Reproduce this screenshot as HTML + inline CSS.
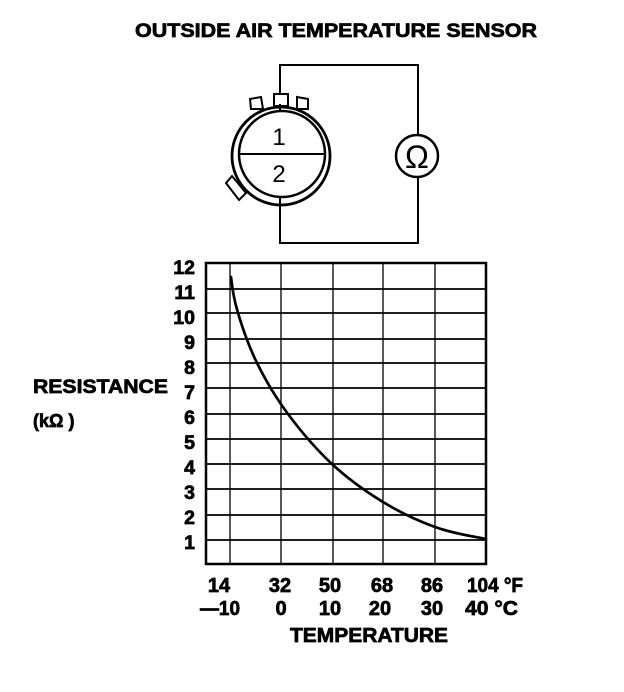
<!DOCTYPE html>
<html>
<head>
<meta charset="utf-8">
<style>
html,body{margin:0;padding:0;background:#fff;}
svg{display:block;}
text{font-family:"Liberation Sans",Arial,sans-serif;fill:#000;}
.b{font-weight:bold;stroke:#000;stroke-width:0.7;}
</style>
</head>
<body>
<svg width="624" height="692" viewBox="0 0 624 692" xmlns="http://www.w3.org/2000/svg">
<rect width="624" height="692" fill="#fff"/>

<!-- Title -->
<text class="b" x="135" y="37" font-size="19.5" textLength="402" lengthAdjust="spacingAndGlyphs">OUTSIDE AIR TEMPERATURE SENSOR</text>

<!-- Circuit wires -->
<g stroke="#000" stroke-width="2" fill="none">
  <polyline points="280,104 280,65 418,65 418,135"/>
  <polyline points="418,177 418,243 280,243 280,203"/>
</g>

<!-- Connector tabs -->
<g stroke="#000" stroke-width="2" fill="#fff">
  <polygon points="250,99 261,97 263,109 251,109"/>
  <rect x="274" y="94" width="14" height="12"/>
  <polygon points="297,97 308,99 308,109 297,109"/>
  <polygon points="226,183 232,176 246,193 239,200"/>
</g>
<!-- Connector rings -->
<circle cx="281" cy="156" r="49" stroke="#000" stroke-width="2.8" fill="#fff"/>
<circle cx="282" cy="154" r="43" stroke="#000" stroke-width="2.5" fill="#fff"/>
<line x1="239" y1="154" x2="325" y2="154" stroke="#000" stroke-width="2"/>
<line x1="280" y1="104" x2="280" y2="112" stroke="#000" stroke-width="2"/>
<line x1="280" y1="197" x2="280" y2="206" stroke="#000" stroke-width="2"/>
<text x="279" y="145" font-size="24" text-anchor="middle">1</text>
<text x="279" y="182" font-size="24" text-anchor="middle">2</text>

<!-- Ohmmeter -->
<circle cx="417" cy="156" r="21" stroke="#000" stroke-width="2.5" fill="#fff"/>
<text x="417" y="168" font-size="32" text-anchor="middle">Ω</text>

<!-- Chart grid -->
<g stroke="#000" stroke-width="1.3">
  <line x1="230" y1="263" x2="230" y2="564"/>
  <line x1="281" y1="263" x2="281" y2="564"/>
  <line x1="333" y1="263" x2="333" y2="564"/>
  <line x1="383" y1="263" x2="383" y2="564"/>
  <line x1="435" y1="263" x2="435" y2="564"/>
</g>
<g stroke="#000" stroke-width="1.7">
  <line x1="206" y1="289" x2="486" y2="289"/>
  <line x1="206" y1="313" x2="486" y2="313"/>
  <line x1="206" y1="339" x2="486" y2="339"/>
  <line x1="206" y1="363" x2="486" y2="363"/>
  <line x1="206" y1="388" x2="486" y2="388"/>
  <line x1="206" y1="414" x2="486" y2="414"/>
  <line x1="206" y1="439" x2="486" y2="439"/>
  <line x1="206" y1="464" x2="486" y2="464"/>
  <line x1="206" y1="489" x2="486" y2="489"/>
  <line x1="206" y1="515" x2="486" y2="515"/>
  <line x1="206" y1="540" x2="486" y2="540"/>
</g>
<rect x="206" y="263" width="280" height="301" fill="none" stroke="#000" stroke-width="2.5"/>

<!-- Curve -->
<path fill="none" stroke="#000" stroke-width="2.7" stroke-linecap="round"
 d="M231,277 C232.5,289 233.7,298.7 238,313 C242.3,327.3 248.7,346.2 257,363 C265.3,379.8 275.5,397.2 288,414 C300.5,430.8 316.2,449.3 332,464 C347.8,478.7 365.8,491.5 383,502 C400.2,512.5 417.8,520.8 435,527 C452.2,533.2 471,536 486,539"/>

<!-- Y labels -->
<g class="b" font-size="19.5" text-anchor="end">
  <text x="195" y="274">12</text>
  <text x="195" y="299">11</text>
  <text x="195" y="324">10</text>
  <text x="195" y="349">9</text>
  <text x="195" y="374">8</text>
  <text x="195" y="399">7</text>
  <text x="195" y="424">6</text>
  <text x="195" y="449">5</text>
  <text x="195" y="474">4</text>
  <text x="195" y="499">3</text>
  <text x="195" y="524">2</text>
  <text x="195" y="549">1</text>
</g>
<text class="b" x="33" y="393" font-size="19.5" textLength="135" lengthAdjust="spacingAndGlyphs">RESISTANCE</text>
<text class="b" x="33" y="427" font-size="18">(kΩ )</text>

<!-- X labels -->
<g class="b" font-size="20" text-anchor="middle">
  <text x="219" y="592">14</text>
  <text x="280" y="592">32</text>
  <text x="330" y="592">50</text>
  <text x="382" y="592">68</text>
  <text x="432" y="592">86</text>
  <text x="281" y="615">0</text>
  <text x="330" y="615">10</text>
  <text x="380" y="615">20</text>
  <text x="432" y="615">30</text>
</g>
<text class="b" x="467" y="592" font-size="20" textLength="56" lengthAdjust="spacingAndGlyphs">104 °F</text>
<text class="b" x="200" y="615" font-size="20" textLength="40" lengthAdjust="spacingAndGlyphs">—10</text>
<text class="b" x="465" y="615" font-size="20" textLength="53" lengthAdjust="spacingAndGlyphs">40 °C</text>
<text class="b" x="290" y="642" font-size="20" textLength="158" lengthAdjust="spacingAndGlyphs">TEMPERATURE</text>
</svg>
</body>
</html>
+ + +
● **The request**
Reproduce the listing above exactly, excluding all pictures.

● **Completed task**
Reproduce this screenshot as HTML + inline CSS.
<!DOCTYPE html>
<html>
<head>
<meta charset="utf-8">
<style>
html,body{margin:0;padding:0;background:#fff;}
svg{display:block;}
text{font-family:"Liberation Sans",Arial,sans-serif;fill:#000;}
.b{font-weight:bold;stroke:#000;stroke-width:0.7;}
</style>
</head>
<body>
<svg width="624" height="692" viewBox="0 0 624 692" xmlns="http://www.w3.org/2000/svg">
<rect width="624" height="692" fill="#fff"/>

<!-- Title -->
<text class="b" x="135" y="37" font-size="19.5" textLength="402" lengthAdjust="spacingAndGlyphs">OUTSIDE AIR TEMPERATURE SENSOR</text>

<!-- Circuit wires -->
<g stroke="#000" stroke-width="2" fill="none">
  <polyline points="280,104 280,65 418,65 418,135"/>
  <polyline points="418,177 418,243 280,243 280,203"/>
</g>

<!-- Connector tabs -->
<g stroke="#000" stroke-width="2" fill="#fff">
  <polygon points="250,99 261,97 263,109 251,109"/>
  <rect x="274" y="94" width="14" height="12"/>
  <polygon points="297,97 308,99 308,109 297,109"/>
  <polygon points="226,183 232,176 246,193 239,200"/>
</g>
<!-- Connector rings -->
<circle cx="281" cy="156" r="49" stroke="#000" stroke-width="2.8" fill="#fff"/>
<circle cx="282" cy="154" r="43" stroke="#000" stroke-width="2.5" fill="#fff"/>
<line x1="239" y1="154" x2="325" y2="154" stroke="#000" stroke-width="2"/>
<line x1="280" y1="104" x2="280" y2="112" stroke="#000" stroke-width="2"/>
<line x1="280" y1="197" x2="280" y2="206" stroke="#000" stroke-width="2"/>
<text x="279" y="145" font-size="24" text-anchor="middle">1</text>
<text x="279" y="182" font-size="24" text-anchor="middle">2</text>

<!-- Ohmmeter -->
<circle cx="417" cy="156" r="21" stroke="#000" stroke-width="2.5" fill="#fff"/>
<text x="417" y="168" font-size="32" text-anchor="middle">Ω</text>

<!-- Chart grid -->
<g stroke="#000" stroke-width="1.3">
  <line x1="230" y1="263" x2="230" y2="564"/>
  <line x1="281" y1="263" x2="281" y2="564"/>
  <line x1="333" y1="263" x2="333" y2="564"/>
  <line x1="383" y1="263" x2="383" y2="564"/>
  <line x1="435" y1="263" x2="435" y2="564"/>
</g>
<g stroke="#000" stroke-width="1.7">
  <line x1="206" y1="289" x2="486" y2="289"/>
  <line x1="206" y1="313" x2="486" y2="313"/>
  <line x1="206" y1="339" x2="486" y2="339"/>
  <line x1="206" y1="363" x2="486" y2="363"/>
  <line x1="206" y1="388" x2="486" y2="388"/>
  <line x1="206" y1="414" x2="486" y2="414"/>
  <line x1="206" y1="439" x2="486" y2="439"/>
  <line x1="206" y1="464" x2="486" y2="464"/>
  <line x1="206" y1="489" x2="486" y2="489"/>
  <line x1="206" y1="515" x2="486" y2="515"/>
  <line x1="206" y1="540" x2="486" y2="540"/>
</g>
<rect x="206" y="263" width="280" height="301" fill="none" stroke="#000" stroke-width="2.5"/>

<!-- Curve -->
<path fill="none" stroke="#000" stroke-width="2.7" stroke-linecap="round"
 d="M231,277 C232.5,289 233.7,298.7 238,313 C242.3,327.3 248.7,346.2 257,363 C265.3,379.8 275.5,397.2 288,414 C300.5,430.8 316.2,449.3 332,464 C347.8,478.7 365.8,491.5 383,502 C400.2,512.5 417.8,520.8 435,527 C452.2,533.2 471,536 486,539"/>

<!-- Y labels -->
<g class="b" font-size="19.5" text-anchor="end">
  <text x="195" y="274">12</text>
  <text x="195" y="299">11</text>
  <text x="195" y="324">10</text>
  <text x="195" y="349">9</text>
  <text x="195" y="374">8</text>
  <text x="195" y="399">7</text>
  <text x="195" y="424">6</text>
  <text x="195" y="449">5</text>
  <text x="195" y="474">4</text>
  <text x="195" y="499">3</text>
  <text x="195" y="524">2</text>
  <text x="195" y="549">1</text>
</g>
<text class="b" x="33" y="393" font-size="19.5" textLength="135" lengthAdjust="spacingAndGlyphs">RESISTANCE</text>
<text class="b" x="33" y="427" font-size="18">(kΩ )</text>

<!-- X labels -->
<g class="b" font-size="20" text-anchor="middle">
  <text x="219" y="592">14</text>
  <text x="280" y="592">32</text>
  <text x="330" y="592">50</text>
  <text x="382" y="592">68</text>
  <text x="432" y="592">86</text>
  <text x="281" y="615">0</text>
  <text x="330" y="615">10</text>
  <text x="380" y="615">20</text>
  <text x="432" y="615">30</text>
</g>
<text class="b" x="467" y="592" font-size="20" textLength="56" lengthAdjust="spacingAndGlyphs">104 °F</text>
<text class="b" x="200" y="615" font-size="20" textLength="40" lengthAdjust="spacingAndGlyphs">—10</text>
<text class="b" x="465" y="615" font-size="20" textLength="53" lengthAdjust="spacingAndGlyphs">40 °C</text>
<text class="b" x="290" y="642" font-size="20" textLength="158" lengthAdjust="spacingAndGlyphs">TEMPERATURE</text>
</svg>
</body>
</html>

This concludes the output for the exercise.